The second example is the welding of a gear/ring assembly. In this situation the gear material is carburized AISI 8620, and the ring is an AISI 1020 equivalent. To successfully join this pair of materials the joint area of the gear has be machined after carburizing to remove the high carbon layer. This same approach can be accomplished by applying a stop-off to prevent caburization. Figure 2 illustrates a successful weld penetrating 7 mm. Also shown in Figure 2 is another application in which the carburized layers were not removed at the joint, resulting in a weld with significant porosity and cracking.

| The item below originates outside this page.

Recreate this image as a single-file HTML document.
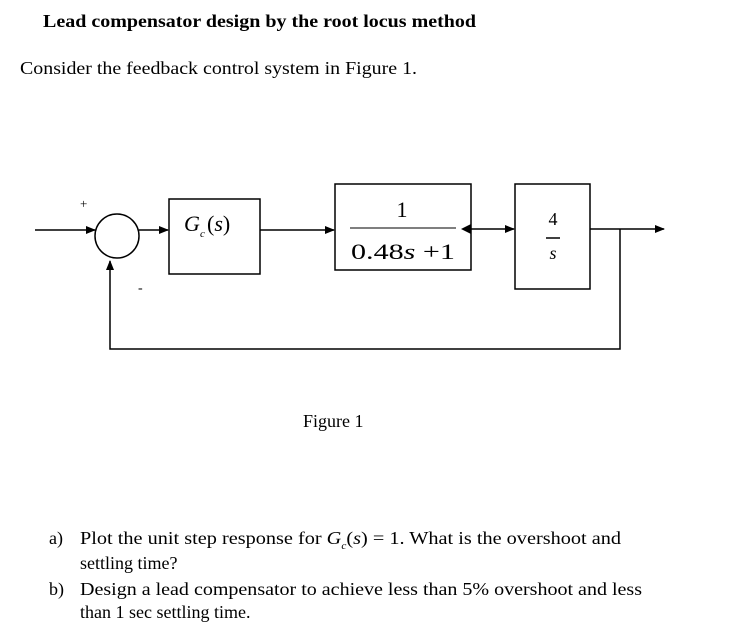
<!DOCTYPE html>
<html><head><meta charset="utf-8"><style>
html,body{margin:0;padding:0;background:#fff;}
svg{display:block;}
text{font-family:"Liberation Serif",serif;fill:#000;}
</style></head><body>
<svg width="733" height="641" viewBox="0 0 733 641" xmlns="http://www.w3.org/2000/svg">
<defs><marker id="a" markerWidth="10" markerHeight="8" refX="9" refY="4" orient="auto" markerUnits="userSpaceOnUse"><path d="M0,0 L10,4 L0,8 z" fill="#000"/></marker></defs>
<text x="43" y="27" font-size="18" font-weight="bold" textLength="433" lengthAdjust="spacingAndGlyphs">Lead compensator design by the root locus method</text>
<text x="20" y="74" font-size="18" textLength="397" lengthAdjust="spacingAndGlyphs">Consider the feedback control system in Figure 1.</text>
<g stroke="#000" stroke-width="1.5" fill="none">
<line x1="35" y1="230" x2="95" y2="230" marker-end="url(#a)"/>
<circle cx="117" cy="236" r="22"/>
<line x1="139" y1="230" x2="168" y2="230" marker-end="url(#a)"/>
<rect x="169" y="199" width="91" height="75"/>
<line x1="260" y1="230" x2="334" y2="230" marker-end="url(#a)"/>
<rect x="335" y="184" width="136" height="86"/>
<line x1="471" y1="229" x2="514" y2="229" marker-end="url(#a)"/>
<rect x="515" y="184" width="75" height="105"/>
<line x1="590" y1="229" x2="664" y2="229" marker-end="url(#a)"/>
<polyline points="620,229 620,349 110,349 110,261" marker-end="url(#a)"/>
<line x1="350" y1="228" x2="456" y2="228" stroke="#555"/>
<line x1="546" y1="238" x2="560" y2="238"/>
</g>
<path d="M461,229 L471,224 L471,234 z" fill="#000"/>
<text x="80" y="208" font-size="13">+</text>
<text x="138" y="292" font-size="14">-</text>
<text x="184" y="231" font-size="22" font-style="italic">G</text>
<text x="200" y="237" font-size="11" font-style="italic">c</text>
<text x="207" y="231" font-size="22">(<tspan font-style="italic">s</tspan>)</text>
<text x="402" y="217" font-size="22" text-anchor="middle">1</text>
<text x="351" y="259" font-size="22" textLength="104" lengthAdjust="spacingAndGlyphs">0.48<tspan font-style="italic">s</tspan> +1</text>
<text x="553" y="225" font-size="18" text-anchor="middle">4</text>
<text x="553" y="259" font-size="18" font-style="italic" text-anchor="middle">s</text>
<text x="303" y="427" font-size="18">Figure 1</text>
<text x="49" y="544" font-size="18">a)</text>
<text x="80" y="544" font-size="18" textLength="541" lengthAdjust="spacingAndGlyphs">Plot the unit step response for <tspan font-style="italic">G</tspan><tspan font-size="10" dy="5" font-style="italic">c</tspan><tspan dy="-5">(<tspan font-style="italic">s</tspan>) = 1. What is the overshoot and</tspan></text>
<text x="80" y="569" font-size="18">settling time?</text>
<text x="49" y="595" font-size="18">b)</text>
<text x="80" y="595" font-size="18" textLength="562" lengthAdjust="spacingAndGlyphs">Design a lead compensator to achieve less than 5% overshoot and less</text>
<text x="80" y="618" font-size="18">than 1 sec settling time.</text>
</svg>
</body></html>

When designing for laser welding it is beneficial to explore material options which minimize carbon, yet have the required service properties. If medium or high carbon steel are required for the application they may be accommodated by utilizing additional heating and/or the use of filler materials. As the applications become more difficult because of material requirements, it is necessary to design for minimal restraint, maximum access, and to produce full penetrating welds.